Problem details >> Extract the full listing verbatim and drop any pictures from your copy.
——
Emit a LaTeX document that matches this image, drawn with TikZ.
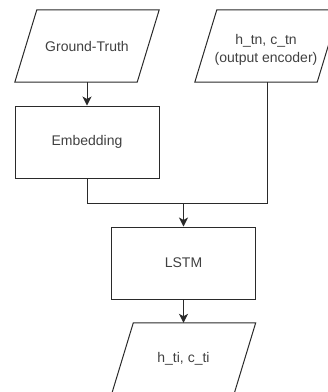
\documentclass[tikz,border=0pt]{standalone}
\usepackage{fontspec}
\setmainfont{Liberation Sans}
\usetikzlibrary{calc,arrows.meta}
\definecolor{txt}{HTML}{404040}
\definecolor{ln}{HTML}{2A2A2A}
\tikzset{
  base/.style={minimum width=144pt, minimum height=72pt, inner sep=0pt, align=center,
    text=txt, font=\fontsize{14}{18}\selectfont},
  box/.style={base, draw=ln, line width=1pt},
  para/.style={base, draw=none},
  edge/.style={draw=ln, line width=1pt},
  arr/.style={edge, -{Stealth[length=9pt,width=9pt,inset=2.5pt]}},
}
\newcommand{\drawpara}[1]{%
  \draw[edge, line join=miter] (#1.south west) -- ($(#1.north west)+(22pt,0)$) -- (#1.north east) -- ($(#1.south east)-(22pt,0)$) -- cycle;}
\begin{document}
\begin{tikzpicture}[x=1pt,y=-1pt]
  \useasboundingbox (0,0) rectangle (328,392);
  \node[para] (gt) at (87,46) {Ground-Truth};
  \drawpara{gt}
  \node[para] (enc) at (267,46) {};
  \drawpara{enc}
  \node[text=txt, align=center, font=\fontsize{14}{18}\selectfont, inner sep=0pt] (enct) at (266,50) {h\_tn, c\_tn\\(output encoder)};
  \node[box] (emb) at (87,142) {Embedding};
  \node[box] (lstm) at (183.5,263) {LSTM};
  \node[para] (out) at (183.5,359) {h\_ti, c\_ti};
  \drawpara{out}
  \coordinate (j) at (183.5,203);
  \draw[arr] (gt.south) -- (emb.north);
  \draw[edge] (emb.south) |- (j);
  \draw[edge] (enc.south) |- (j);
  \draw[arr] (j) -- (lstm.north);
  \draw[arr] (lstm.south) -- (out.north);
\end{tikzpicture}
\end{document}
——
Response to this exercise >>
Emit a LaTeX document that matches this image, drawn with TikZ.
\documentclass[tikz,border=0pt]{standalone}
\usepackage{fontspec}
\setmainfont{Liberation Sans}
\usetikzlibrary{calc,arrows.meta}
\definecolor{txt}{HTML}{404040}
\definecolor{ln}{HTML}{2A2A2A}
\tikzset{
  base/.style={minimum width=144pt, minimum height=72pt, inner sep=0pt, align=center,
    text=txt, font=\fontsize{14}{18}\selectfont},
  box/.style={base, draw=ln, line width=1pt},
  para/.style={base, draw=none},
  edge/.style={draw=ln, line width=1pt},
  arr/.style={edge, -{Stealth[length=9pt,width=9pt,inset=2.5pt]}},
}
\newcommand{\drawpara}[1]{%
  \draw[edge, line join=miter] (#1.south west) -- ($(#1.north west)+(22pt,0)$) -- (#1.north east) -- ($(#1.south east)-(22pt,0)$) -- cycle;}
\begin{document}
\begin{tikzpicture}[x=1pt,y=-1pt]
  \useasboundingbox (0,0) rectangle (328,392);
  \node[para] (gt) at (87,46) {Ground-Truth};
  \drawpara{gt}
  \node[para] (enc) at (267,46) {};
  \drawpara{enc}
  \node[text=txt, align=center, font=\fontsize{14}{18}\selectfont, inner sep=0pt] (enct) at (266,50) {h\_tn, c\_tn\\(output encoder)};
  \node[box] (emb) at (87,142) {Embedding};
  \node[box] (lstm) at (183.5,263) {LSTM};
  \node[para] (out) at (183.5,359) {h\_ti, c\_ti};
  \drawpara{out}
  \coordinate (j) at (183.5,203);
  \draw[arr] (gt.south) -- (emb.north);
  \draw[edge] (emb.south) |- (j);
  \draw[edge] (enc.south) |- (j);
  \draw[arr] (j) -- (lstm.north);
  \draw[arr] (lstm.south) -- (out.north);
\end{tikzpicture}
\end{document}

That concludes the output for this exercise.